Question

If you define 6j symbols completely formally via trivalent graphs (take http://math.ucr.edu/home/baez/qg-fall2000/qg10.2.html for a start, but be careful - looks like Racah coefficients to me...well, he already mentions "fudge factors" :-) I see no -1^whatever. Now in any standard work (e.g. M. Rotenberg et al.) you see a $(-1)^{S+k}$ in Biedenharn-Elliott, you see a $(-1)^{j1+j2+j3}$ when evaluating a 6j symbol containing a zero... which looks like a completely unnatural phase choice to me, especially given that outside $SU_2$, irreps are not simple integers and you can't take -1 to the power of that anyway.
What looks possible to me is that you could fix a gauge by setting the theta graph colored with $j1,j2,j3$ to $(-1)^{j1+j2+j3}$, and analogous that of $R_1,R_2,R_3$ to, eh, whatever is sensible, and thus have the 3-node 6j symbols concide with the standard ones (or so I think).

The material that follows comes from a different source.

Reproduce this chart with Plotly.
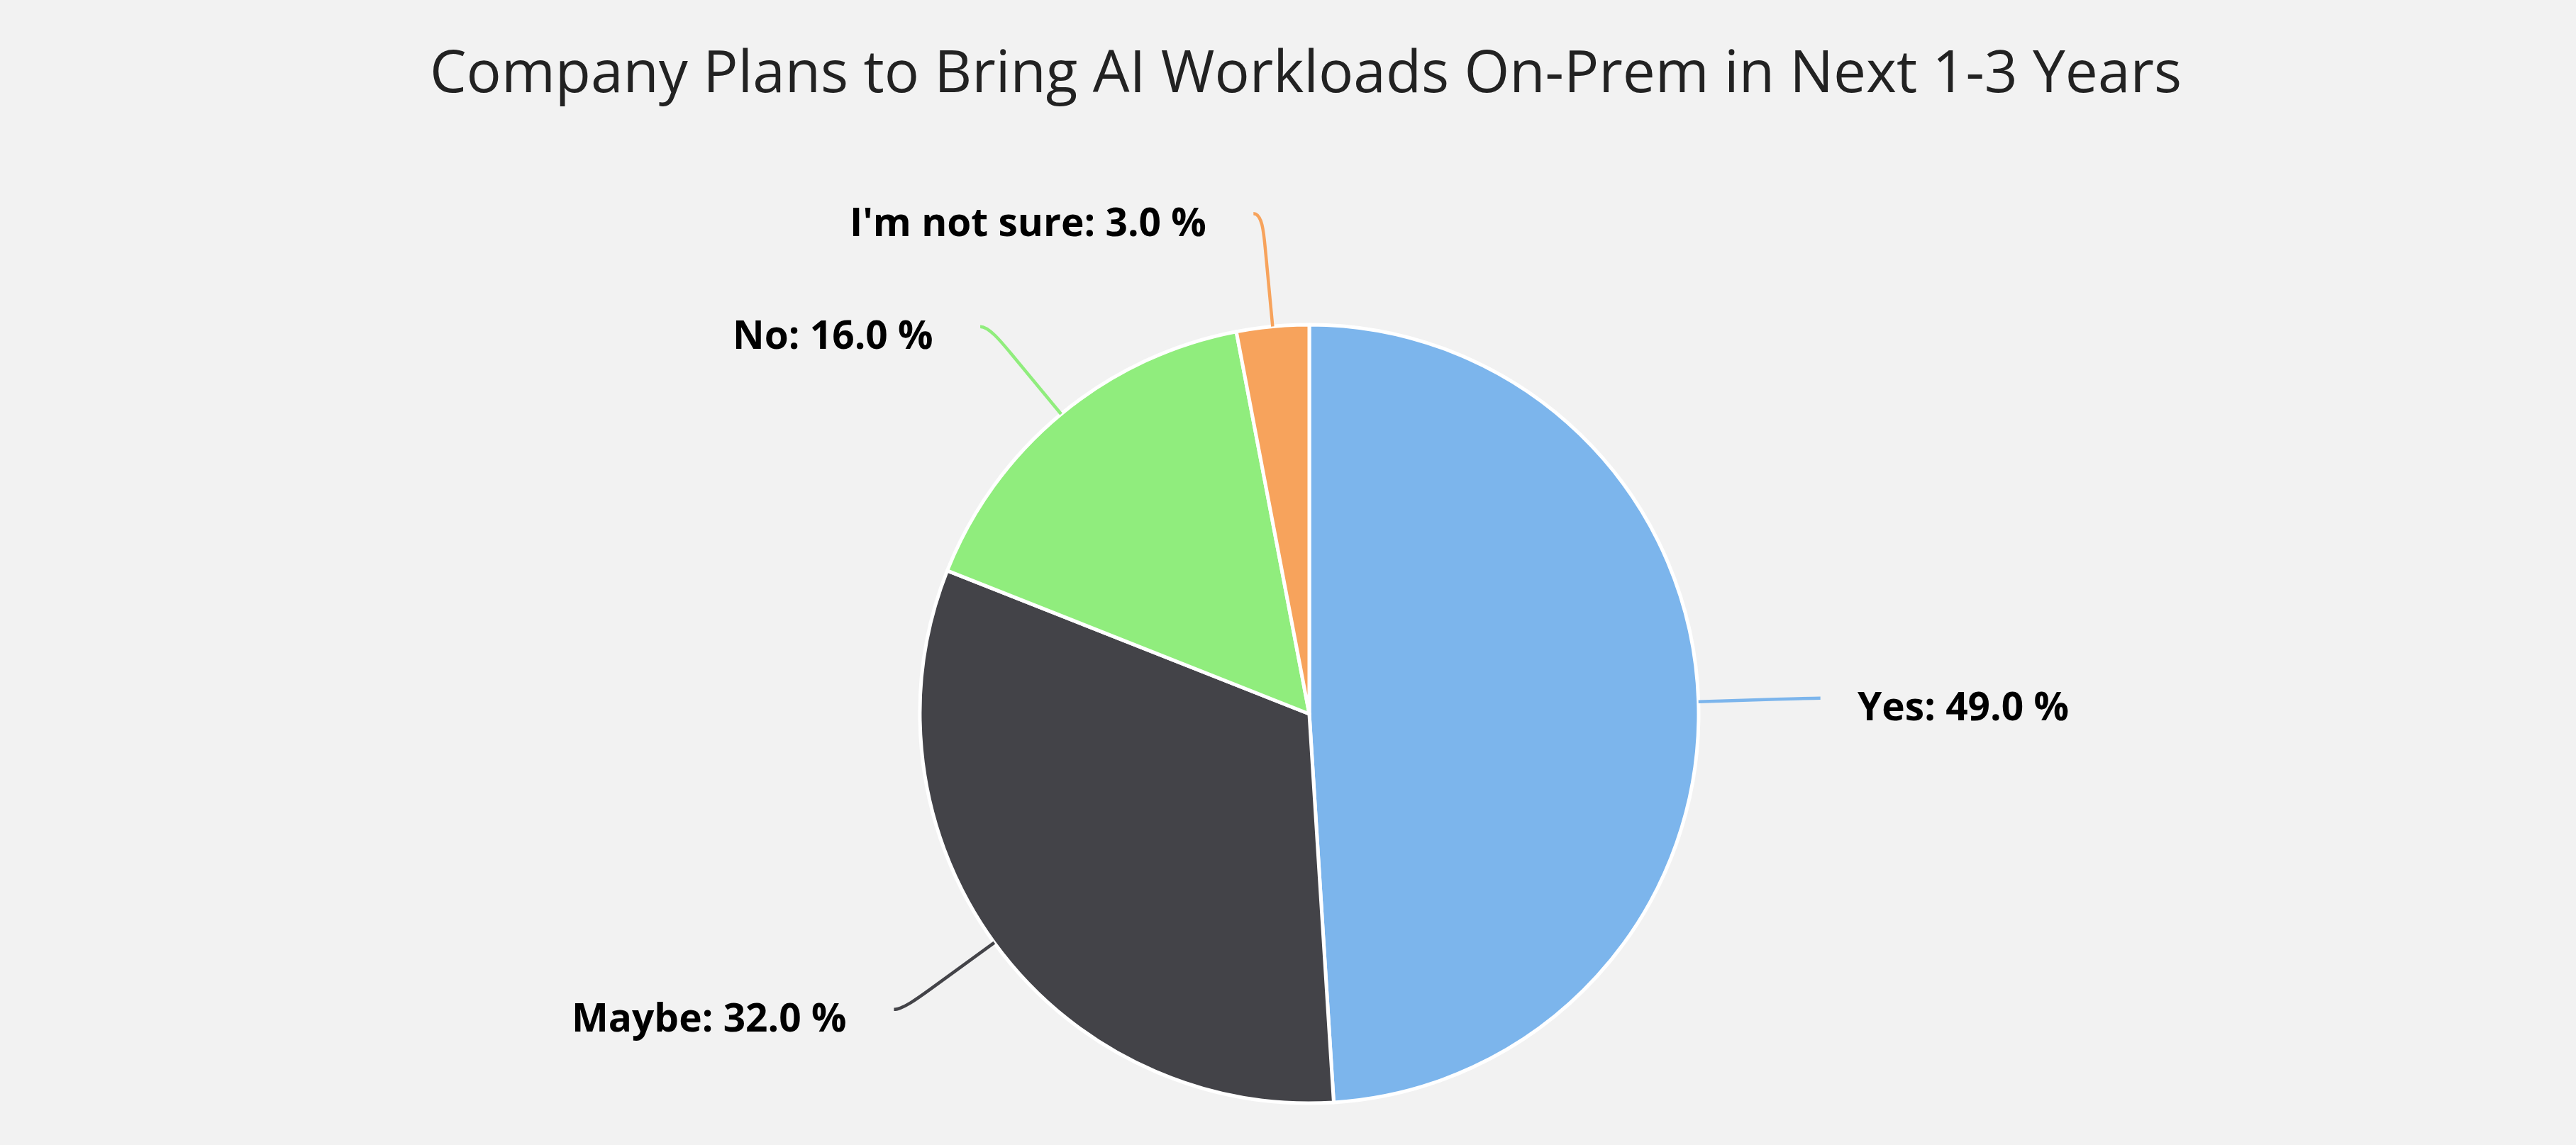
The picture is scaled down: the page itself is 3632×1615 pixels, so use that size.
import math
import plotly.graph_objects as go

# survey answers
labels = ["Yes", "Maybe", "No", "I'm not sure"]
shares = [49.0, 32.0, 16.0, 3.0]
colors = ["#7cb5ec", "#434348", "#90ed7d", "#f7a35c"]

W, H = 3632, 1615
cx, cy, r = 1846, 1007, 549   # pie centre / radius in px


def to_paper(px, py):
    return px / W, 1 - py / H


fig = go.Figure(go.Pie(
    labels=labels, values=shares,
    sort=False, direction="clockwise", rotation=0,
    marker=dict(colors=colors, line=dict(color="white", width=5)),
    textinfo="none", hoverinfo="label+percent", showlegend=False,
    domain=dict(x=[(cx - r) / W, (cx + r) / W],
                y=[1 - (cy + r) / H, 1 - (cy - r) / H]),
))

# highcharts-like labels with soft connectors
total = sum(shares)
cum = 0
for lab, val, col in zip(labels, shares, colors):
    theta = math.radians((cum + val / 2) / total * 360)
    cum += val
    s, c = math.sin(theta), math.cos(theta)
    side = 1 if s > 0 else -1

    ex, ey = cx + r * s, cy - r * c
    bx, by = cx + (r + 110) * s, cy - (r + 110) * c
    lx, ly = cx + (r + 160) * s + side * 12, cy - (r + 160) * c
    c1x, c1y = bx + 25 * s, by - 25 * c
    c2x, c2y = lx - side * 12, ly

    pts = [to_paper(*p) for p in [(ex, ey), (bx, by), (c1x, c1y), (c2x, c2y), (lx, ly)]]
    path = "M {0[0]},{0[1]} L {1[0]},{1[1]} C {2[0]},{2[1]} {3[0]},{3[1]} {4[0]},{4[1]}".format(*pts)
    fig.add_shape(type="path", path=path, xref="paper", yref="paper",
                  line=dict(color=col, width=4.5))

    gap = 50 if side > 0 else 64
    tx, ty = to_paper(lx + side * gap, ly + 10)
    fig.add_annotation(
        x=tx, y=ty, xref="paper", yref="paper",
        text=f"{lab}: {val:.1f} %", showarrow=False,
        xanchor="left" if side > 0 else "right", yanchor="middle",
        font=dict(family="Open Sans", size=55, color="#000000", weight="bold"),
    )

fig.update_layout(
    width=W, height=H,
    margin=dict(l=0, r=0, t=0, b=0),
    paper_bgcolor="#f2f2f2",
    plot_bgcolor="#f2f2f2",
    title=dict(
        text="Company Plans to Bring AI Workloads On-Prem in Next 1-3 Years",
        font=dict(family="Open Sans", size=82, color="#222222"),
        x=1841 / W, xanchor="center",
        y=1 - 101 / H, yanchor="middle",
    ),
)

fig.write_html(
    "out.html",
    config={"displayModeBar": False},
    post_script="document.body.style.margin='0';"
                "document.body.style.background='#f2f2f2';"
                "document.body.style.overflow='hidden';",
)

Still, I find it much more natural to just set all thetas to 1.
Is there a "natural" phase choice? (AFAIK, my spectrocopist colleagues invented the 6j symbols and might had had other things in mind. :-) For $SU_2$? For another Lie group? (Please argue why it's more natural than the one I like best :-)

Answer 1

There are two real forms of $SL(2,C)$, the compact real form $SU(2)$ and the split real form $SL(2,R)$. Mathematicians prefer the split real form and physicists the compact real form. The two cases have different signs. There is also a choice of sign conventions involved even once you have decided which real form you want.

Edit: There is another choice of sign. The two dimensional representation has an invariant symplectic form. Alternatively you can take this to be a super vector space with no even part in which case it has an invariant symmetric inner product. You need the latter convention for diagrams with unoriented edges.